EXERCISE GOAL:
Print nothing but the lines from the start of the listing below through the line that contains "const txt = '#1a1a1a';". Do not include the pictures.
[START]
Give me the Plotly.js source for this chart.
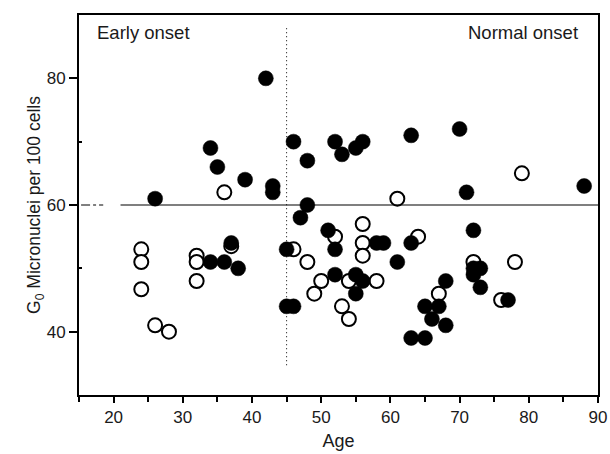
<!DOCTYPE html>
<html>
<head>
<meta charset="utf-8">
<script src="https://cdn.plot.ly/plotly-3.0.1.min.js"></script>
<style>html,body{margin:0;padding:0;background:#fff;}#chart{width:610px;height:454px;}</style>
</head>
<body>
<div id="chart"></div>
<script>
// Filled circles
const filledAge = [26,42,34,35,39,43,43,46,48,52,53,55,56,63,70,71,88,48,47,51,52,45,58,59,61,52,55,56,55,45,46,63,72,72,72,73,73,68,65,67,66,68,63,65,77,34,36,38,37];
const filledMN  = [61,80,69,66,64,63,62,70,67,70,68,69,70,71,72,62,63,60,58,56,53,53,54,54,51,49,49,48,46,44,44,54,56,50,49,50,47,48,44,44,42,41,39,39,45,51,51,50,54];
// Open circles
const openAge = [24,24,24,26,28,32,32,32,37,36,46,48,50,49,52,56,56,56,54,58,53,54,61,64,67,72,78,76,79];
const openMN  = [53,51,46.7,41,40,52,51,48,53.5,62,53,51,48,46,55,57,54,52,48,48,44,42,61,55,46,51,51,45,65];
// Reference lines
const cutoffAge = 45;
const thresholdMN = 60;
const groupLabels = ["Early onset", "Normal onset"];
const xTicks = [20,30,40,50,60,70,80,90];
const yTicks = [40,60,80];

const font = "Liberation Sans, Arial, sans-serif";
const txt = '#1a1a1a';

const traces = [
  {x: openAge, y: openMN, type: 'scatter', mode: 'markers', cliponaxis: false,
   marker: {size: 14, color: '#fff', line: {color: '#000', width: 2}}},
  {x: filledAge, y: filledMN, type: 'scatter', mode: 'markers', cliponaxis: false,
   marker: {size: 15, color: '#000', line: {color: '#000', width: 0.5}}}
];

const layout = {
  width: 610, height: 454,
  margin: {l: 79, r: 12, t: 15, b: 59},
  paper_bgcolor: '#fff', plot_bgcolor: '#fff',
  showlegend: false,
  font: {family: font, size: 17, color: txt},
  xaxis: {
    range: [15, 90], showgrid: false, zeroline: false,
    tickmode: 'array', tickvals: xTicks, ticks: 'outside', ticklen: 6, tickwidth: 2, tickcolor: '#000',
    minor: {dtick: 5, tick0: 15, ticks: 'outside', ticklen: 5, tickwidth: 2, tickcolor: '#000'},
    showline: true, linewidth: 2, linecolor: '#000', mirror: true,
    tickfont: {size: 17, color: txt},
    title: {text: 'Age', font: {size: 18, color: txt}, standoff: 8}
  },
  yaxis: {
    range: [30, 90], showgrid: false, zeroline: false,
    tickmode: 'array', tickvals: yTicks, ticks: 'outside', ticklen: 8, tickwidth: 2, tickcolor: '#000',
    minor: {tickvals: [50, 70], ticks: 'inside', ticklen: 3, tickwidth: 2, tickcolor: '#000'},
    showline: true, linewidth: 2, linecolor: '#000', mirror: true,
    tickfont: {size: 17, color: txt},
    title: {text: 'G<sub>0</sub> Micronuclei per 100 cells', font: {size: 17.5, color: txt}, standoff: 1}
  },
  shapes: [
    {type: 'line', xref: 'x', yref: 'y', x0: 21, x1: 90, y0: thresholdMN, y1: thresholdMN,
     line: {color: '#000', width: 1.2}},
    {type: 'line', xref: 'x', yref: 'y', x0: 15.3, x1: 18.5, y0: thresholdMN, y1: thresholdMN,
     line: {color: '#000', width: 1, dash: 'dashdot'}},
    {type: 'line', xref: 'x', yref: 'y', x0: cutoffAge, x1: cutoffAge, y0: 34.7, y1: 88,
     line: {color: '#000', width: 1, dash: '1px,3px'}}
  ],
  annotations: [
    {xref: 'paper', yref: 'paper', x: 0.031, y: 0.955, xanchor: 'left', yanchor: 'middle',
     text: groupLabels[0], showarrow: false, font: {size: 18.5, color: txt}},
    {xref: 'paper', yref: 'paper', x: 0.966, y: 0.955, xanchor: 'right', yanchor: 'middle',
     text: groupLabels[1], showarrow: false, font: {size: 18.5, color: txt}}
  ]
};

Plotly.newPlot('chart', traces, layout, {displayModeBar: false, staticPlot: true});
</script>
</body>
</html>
[END]
SOLUTION TO THE PROBLEM:
Give me the Plotly.js source for this chart.
<!DOCTYPE html>
<html>
<head>
<meta charset="utf-8">
<script src="https://cdn.plot.ly/plotly-3.0.1.min.js"></script>
<style>html,body{margin:0;padding:0;background:#fff;}#chart{width:610px;height:454px;}</style>
</head>
<body>
<div id="chart"></div>
<script>
// Filled circles
const filledAge = [26,42,34,35,39,43,43,46,48,52,53,55,56,63,70,71,88,48,47,51,52,45,58,59,61,52,55,56,55,45,46,63,72,72,72,73,73,68,65,67,66,68,63,65,77,34,36,38,37];
const filledMN  = [61,80,69,66,64,63,62,70,67,70,68,69,70,71,72,62,63,60,58,56,53,53,54,54,51,49,49,48,46,44,44,54,56,50,49,50,47,48,44,44,42,41,39,39,45,51,51,50,54];
// Open circles
const openAge = [24,24,24,26,28,32,32,32,37,36,46,48,50,49,52,56,56,56,54,58,53,54,61,64,67,72,78,76,79];
const openMN  = [53,51,46.7,41,40,52,51,48,53.5,62,53,51,48,46,55,57,54,52,48,48,44,42,61,55,46,51,51,45,65];
// Reference lines
const cutoffAge = 45;
const thresholdMN = 60;
const groupLabels = ["Early onset", "Normal onset"];
const xTicks = [20,30,40,50,60,70,80,90];
const yTicks = [40,60,80];

const font = "Liberation Sans, Arial, sans-serif";
const txt = '#1a1a1a';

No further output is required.